Statistics indicate that the lenders now prefer to invest in risk-free government securities – treasury bills and bonds – while shunning the private sector which is considered the engine of the economy.
According to the Bank of Tanzania (BoT), credit to the private sector increased by just 0.2 per cent in the year ending August 2017 compared with a growth of 13.8 per cent in the same period last year.
At the same time, commercial banks net claims on the central government increased to Sh4.8 trillion from Sh3.4 trillion a year earlier - reflecting the banks preference for the government securities.
The bank’s NPLs are said to be at an average of 11 per cent while the internationally acceptable threshold rate is 5 per cent.
The execution of the development budget was said to be at 62 per cent in 2016/17 while the domestic payment arrears stood at 6 per cent of the gross domestic product (GDP) which was estimated at Sh103 trillion in 2016.
The private sector concerns
The private sector has cited concerns about overzealousness in tax collection as a number of private sector operators have reported incidences of inflated tax bills, threats of business closure or imprisonment, and the solicitation of bribes by tax officials.
Delays in VAT refunds and payments to contractors and other suppliers is another challenge partly attributable to long verification process for refund claims, conducted as part of the anti-corruption drive.
And when VAT refunds and payments to contractors and suppliers are delayed, businesses suffer from cash flow shortages and are not incentivised to be compliant.
Another concern is on the proliferation of regulatory authorities, licences, taxes and charges. The World Bank’s document says Tanzania’s private sector activities are burdened by the need to comply with a multiplicity of laws and regulations, involving payments for licenses, taxes and other charges, with many regulatory bodies which have overlapping mandates.

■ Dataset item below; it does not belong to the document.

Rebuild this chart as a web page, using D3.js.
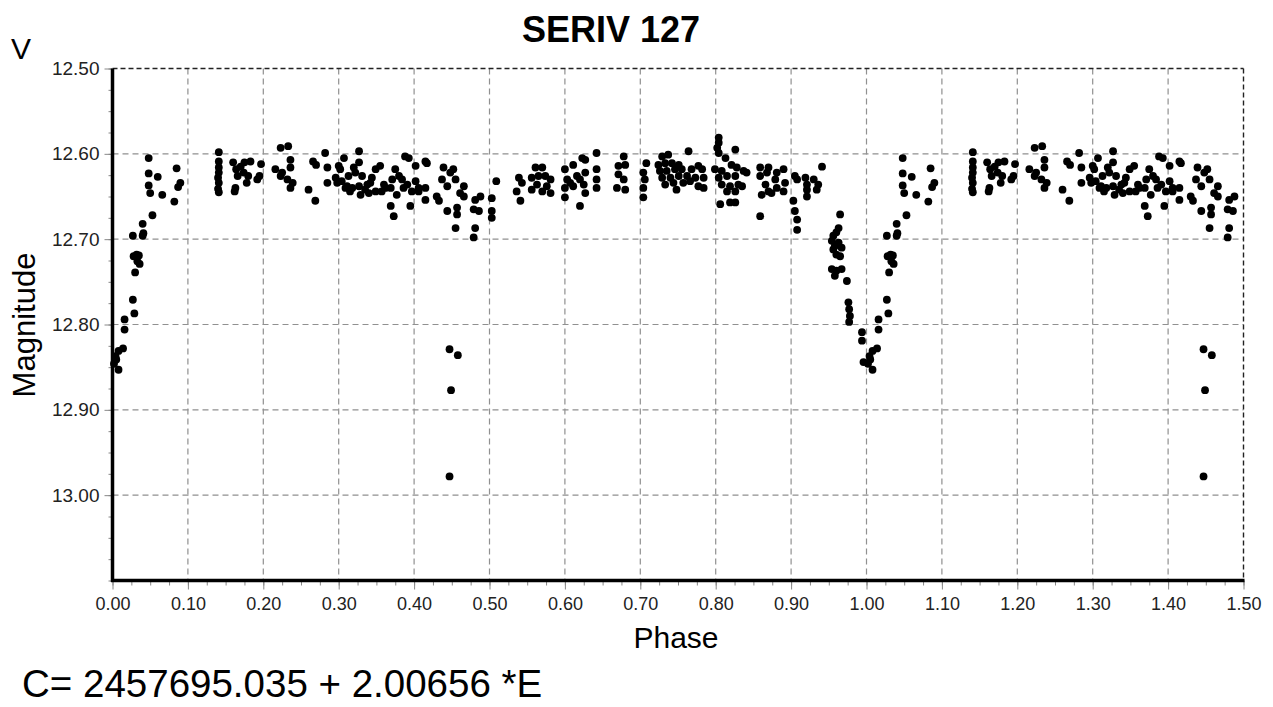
<!DOCTYPE html>
<html>
<head>
<meta charset="utf-8">
<script src="https://cdnjs.cloudflare.com/ajax/libs/d3/7.8.5/d3.min.js"></script>
<style>
  body { margin: 0; background: #fff; }
  svg { display: block; font-family: "Liberation Sans", Arial, sans-serif; }
</style>
</head>
<body>
<svg width="1273" height="707"></svg>
<script>
// observations, phase 0..1 : [phase, V mag]
const obs = [
  [0.004,12.837],[0.008,12.831],[0.014,12.828],[0.005,12.841],[0.008,12.853],[0.002,12.846],
  [0.016,12.794],[0.016,12.806],[0.027,12.771],[0.029,12.787],
  [0.027,12.696],[0.040,12.696],[0.041,12.693],[0.040,12.682],[0.053,12.672],
  [0.028,12.720],[0.032,12.718],[0.035,12.719],[0.033,12.726],[0.036,12.729],[0.030,12.739],
  [0.048,12.605],[0.048,12.623],[0.060,12.627],[0.048,12.637],[0.050,12.646],[0.066,12.648],
  [0.082,12.656],[0.085,12.617],[0.090,12.634],[0.087,12.639],
  [0.141,12.598],[0.141,12.609],[0.141,12.616],[0.141,12.622],[0.140,12.628],[0.141,12.634],[0.140,12.641],[0.141,12.645],
  [0.160,12.610],[0.164,12.618],[0.170,12.615],[0.175,12.610],[0.183,12.609],[0.197,12.612],[0.166,12.626],
  [0.174,12.622],[0.180,12.626],[0.195,12.626],[0.163,12.640],[0.178,12.634],[0.192,12.630],[0.162,12.644],
  [0.223,12.593],[0.233,12.591],[0.236,12.607],[0.216,12.618],[0.225,12.622],[0.236,12.616],[0.223,12.626],
  [0.232,12.630],[0.239,12.634],[0.236,12.640],
  [0.282,12.599],[0.266,12.609],[0.270,12.613],[0.260,12.642],[0.269,12.655],[0.285,12.616],[0.285,12.634],
  [0.327,12.597],[0.307,12.605],[0.300,12.614],[0.296,12.628],[0.304,12.632],[0.313,12.626],[0.322,12.622],
  [0.327,12.610],[0.331,12.626],[0.309,12.640],[0.318,12.640],[0.327,12.638],[0.329,12.648],[0.338,12.636],
  [0.344,12.628],[0.349,12.618],[0.355,12.614],[0.340,12.646],[0.349,12.644],[0.357,12.644],[0.362,12.640],
  [0.375,12.618],[0.371,12.630],[0.380,12.626],[0.384,12.630],[0.369,12.640],[0.377,12.648],[0.386,12.640],
  [0.391,12.636],[0.397,12.644],[0.402,12.632],[0.406,12.640],[0.388,12.603],[0.402,12.614],[0.415,12.609],
  [0.369,12.661],[0.395,12.661],[0.373,12.673],[0.415,12.640],[0.415,12.654],[0.360,12.636],[0.335,12.642],
  [0.302,12.618],[0.298,12.634],[0.311,12.638],[0.320,12.616],[0.315,12.644],[0.342,12.634],[0.393,12.605],
  [0.406,12.644],[0.417,12.611],
  [0.439,12.616],[0.452,12.618],[0.448,12.622],[0.437,12.630],[0.455,12.630],[0.444,12.638],[0.466,12.638],
  [0.433,12.655],[0.444,12.667],[0.457,12.663],[0.457,12.671],[0.455,12.687],[0.430,12.650],[0.466,12.650],
  [0.461,12.646],
  [0.447,12.829],[0.458,12.836],[0.449,12.877],[0.447,12.978],
  [0.481,12.654],[0.488,12.650],[0.479,12.665],[0.486,12.667],[0.481,12.687],[0.479,12.698],
  [0.503,12.652],[0.503,12.667],[0.503,12.675],[0.509,12.632],
  [0.539,12.628],[0.536,12.644],[0.541,12.655],[0.543,12.634],
  [0.561,12.616],[0.570,12.616],[0.556,12.628],[0.565,12.626],[0.574,12.626],[0.581,12.630],[0.556,12.642],
  [0.570,12.644],[0.581,12.646],[0.563,12.636],[0.576,12.638],
  [0.600,12.618],[0.603,12.630],[0.600,12.640],[0.600,12.651],[0.611,12.613],[0.616,12.626],[0.611,12.638],
  [0.620,12.630],[0.623,12.605],[0.627,12.607],[0.627,12.622],[0.625,12.636],[0.627,12.646],[0.620,12.661],
  [0.607,12.634],
  [0.642,12.599],[0.642,12.618],[0.642,12.630],[0.642,12.640],
  [0.678,12.603],[0.671,12.614],[0.680,12.613],[0.671,12.624],[0.678,12.630],[0.669,12.640],[0.680,12.642],
  [0.708,12.611],[0.704,12.622],[0.706,12.630],[0.704,12.640],[0.704,12.651],
  [0.729,12.603],[0.737,12.601],[0.764,12.597],[0.724,12.613],[0.733,12.611],[0.742,12.611],[0.751,12.613],
  [0.726,12.620],[0.735,12.620],[0.746,12.618],[0.755,12.618],[0.768,12.618],[0.777,12.614],[0.782,12.618],
  [0.729,12.628],[0.740,12.628],[0.751,12.626],[0.762,12.626],[0.773,12.628],[0.784,12.628],[0.733,12.636],
  [0.744,12.634],[0.757,12.634],[0.766,12.632],[0.777,12.638],[0.784,12.640],[0.748,12.642],
  [0.804,12.581],[0.804,12.587],[0.802,12.593],[0.804,12.599],[0.813,12.605],[0.826,12.595],[0.799,12.618],
  [0.808,12.620],[0.821,12.613],[0.828,12.616],[0.804,12.628],[0.815,12.626],[0.826,12.626],[0.837,12.620],
  [0.808,12.636],[0.819,12.638],[0.830,12.636],[0.815,12.644],[0.826,12.644],[0.835,12.638],[0.806,12.659],
  [0.819,12.657],[0.826,12.657],[0.841,12.622],
  [0.859,12.616],[0.870,12.616],[0.859,12.626],[0.868,12.622],[0.866,12.636],[0.861,12.648],[0.870,12.644],
  [0.879,12.630],[0.881,12.640],[0.890,12.618],[0.892,12.634],[0.890,12.644],[0.859,12.673],[0.881,12.622],
  [0.874,12.646],
  [0.905,12.626],[0.908,12.630],[0.903,12.655],[0.905,12.667],[0.908,12.677],[0.908,12.689],[0.919,12.628],
  [0.921,12.636],[0.921,12.650],[0.930,12.630],[0.934,12.642],[0.936,12.636],[0.941,12.615],[0.921,12.642],
  [0.965,12.671],[0.963,12.687],[0.960,12.692],[0.956,12.696],[0.954,12.702],[0.958,12.708],[0.956,12.712],
  [0.960,12.718],[0.965,12.720],[0.967,12.710],[0.963,12.704],[0.954,12.735],[0.960,12.737],[0.967,12.735],
  [0.958,12.743],[0.974,12.749],[0.976,12.774],[0.977,12.782],[0.978,12.790],[0.977,12.797],[0.994,12.809],
  [0.994,12.819],[0.996,12.844]
];

const xMajor = d3.range(0, 16).map(i => i / 10);          // 0.00 .. 1.50
const xMinor = d3.range(0, 61).map(i => i / 40);
const yMajor = [12.5, 12.6, 12.7, 12.8, 12.9, 13.0];
const yMinor = d3.range(0, 25).map(i => 12.5 + i * 0.025);
const title = "SERIV 127";
const ephemeris = "C= 2457695.035 + 2.00656 *E";

const svg = d3.select("svg");
const pLeft = 112.5, pRight = 1243.5, pTop = 68.5, pBottom = 580.5;

let x = d3.scaleLinear().domain([0, 1.5]).range([pLeft, pRight]);
let y = d3.scaleLinear().domain([12.5, 13.1]).range([pTop, pBottom]);

// fold: the 0..0.5 part is shown again after phase 1
let shown = obs.concat(obs.filter(d => d[0] + 1 <= 1.5).map(d => [d[0] + 1, d[1]]));

// grid
let grid = svg.append("g");
grid.selectAll("line.gx")
    .data(xMajor.filter(v => v > 0 && v < 1.5))
    .enter().append("line")
    .attr("x1", d => x(d)).attr("x2", d => x(d))
    .attr("y1", pTop).attr("y2", pBottom)
    .style("stroke", "#909090").style("stroke-width", 1.2).style("stroke-dasharray", "6,4");
grid.selectAll("line.gy")
    .data(yMajor.filter(v => v > 12.5))
    .enter().append("line")
    .attr("x1", pLeft).attr("x2", pRight)
    .attr("y1", d => y(d)).attr("y2", d => y(d))
    .style("stroke", "#909090").style("stroke-width", 1.2).style("stroke-dasharray", "6,4");
// top and right frame, dashed and dark
grid.append("line").attr("x1", pLeft).attr("x2", pRight).attr("y1", pTop).attr("y2", pTop)
    .style("stroke", "#222").style("stroke-width", 1.4).style("stroke-dasharray", "5,3");
grid.append("line").attr("x1", pRight).attr("x2", pRight).attr("y1", pTop).attr("y2", pBottom)
    .style("stroke", "#222").style("stroke-width", 1.4).style("stroke-dasharray", "5,3");

// axes
let xMinorAxis = svg.append("g").attr("transform", "translate(0," + pBottom + ")")
    .call(d3.axisBottom(x).tickValues(xMinor).tickSize(5).tickFormat(""));
let xAxis = svg.append("g").attr("transform", "translate(0," + pBottom + ")")
    .call(d3.axisBottom(x).tickValues(xMajor).tickSize(9).tickPadding(8).tickFormat(d3.format(".2f")));
let yMinorAxis = svg.append("g").attr("transform", "translate(" + pLeft + ",0)")
    .call(d3.axisLeft(y).tickValues(yMinor).tickSize(4).tickFormat(""));
let yAxis = svg.append("g").attr("transform", "translate(" + pLeft + ",0)")
    .call(d3.axisLeft(y).tickValues(yMajor).tickSize(8).tickPadding(5).tickFormat(d3.format(".2f")));

[xMinorAxis, xAxis, yMinorAxis, yAxis].forEach(a => {
    a.select(".domain").remove();
    a.selectAll(".tick line").style("stroke", "#888");
    a.selectAll("text").style("font-size", "18px").style("fill", "#222")
        .style("font-family", "'Liberation Sans', Arial, sans-serif");
});
yAxis.selectAll("text").style("font-size", "19px");

svg.append("line").attr("x1", pLeft).attr("x2", pLeft).attr("y1", pTop).attr("y2", pBottom + 1.5)
    .style("stroke", "#000").style("stroke-width", 3.5);
svg.append("line").attr("x1", pLeft - 1.5).attr("x2", pRight + 1).attr("y1", pBottom).attr("y2", pBottom)
    .style("stroke", "#000").style("stroke-width", 3.5);

// points
svg.append("g").selectAll("circle")
    .data(shown)
    .enter().append("circle")
    .attr("cx", d => x(d[0]))
    .attr("cy", d => y(d[1]))
    .attr("r", 3.9)
    .style("fill", "#000");

// texts
svg.append("text").attr("x", 611).attr("y", 42).attr("text-anchor", "middle")
    .style("font-size", "36px").style("font-weight", "bold").text(title);
svg.append("text").attr("x", 11).attr("y", 59).style("font-size", "30px").text("V");
svg.append("text").attr("transform", "translate(35,325) rotate(-90)").attr("text-anchor", "middle")
    .style("font-size", "31px").text("Magnitude");
svg.append("text").attr("x", 676).attr("y", 648).attr("text-anchor", "middle")
    .style("font-size", "30px").text("Phase");
svg.append("text").attr("x", 22).attr("y", 697).style("font-size", "38.5px").text(ephemeris);
</script>
</body>
</html>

“Many of the associated regulatory compliance procedures lack transparency and create excessive burdens for businesses. These burdens are disproportionately intense for MSMEs, which often lack the necessary resources to understand and comply with the cumbersome rules and procedures,” states the report.
Way out of downside risks
The World Bank proposed three measures for the government to improve budget implementation and the business environment – the aspects which could facilitate the achievement of the government’s growth targets.
First, it suggests clearing verified government payment arrears to private sector contractors and suppliers. The clearance of current arrears and the prevention of their future accumulation would directly improve the cash and borrowing positions of small- and medium-sized domestic firms and reduce the high level of non-performing loans in the financial sector.
“It could also improve the credibility of the budget and reduce the risk premium applied by contractors involved in government projects,” the report states.
Second, the government is supposed to speed up VAT refunds, a move that could further increase liquidity and directly improve the cash positions of private sector enterprises.
These measures are expected to support business investments, including by exporting firms.
Third, the government can secure external financing to fund ongoing and planned capital expenditures. While the government should continue to implement reforms to increase domestic resources, in the short term, it will need to mobilize additional external financing, particularly on concessional terms, to ensure debt sustainability.
Tanzania’s debt increased by 17 per cent to $26.1 billion in June 2017 from $22.3 billion in the same period last year, according to the Minister for Finance and Planning who presented the proposals for the national development pgrogramme for 2018/19 financial year.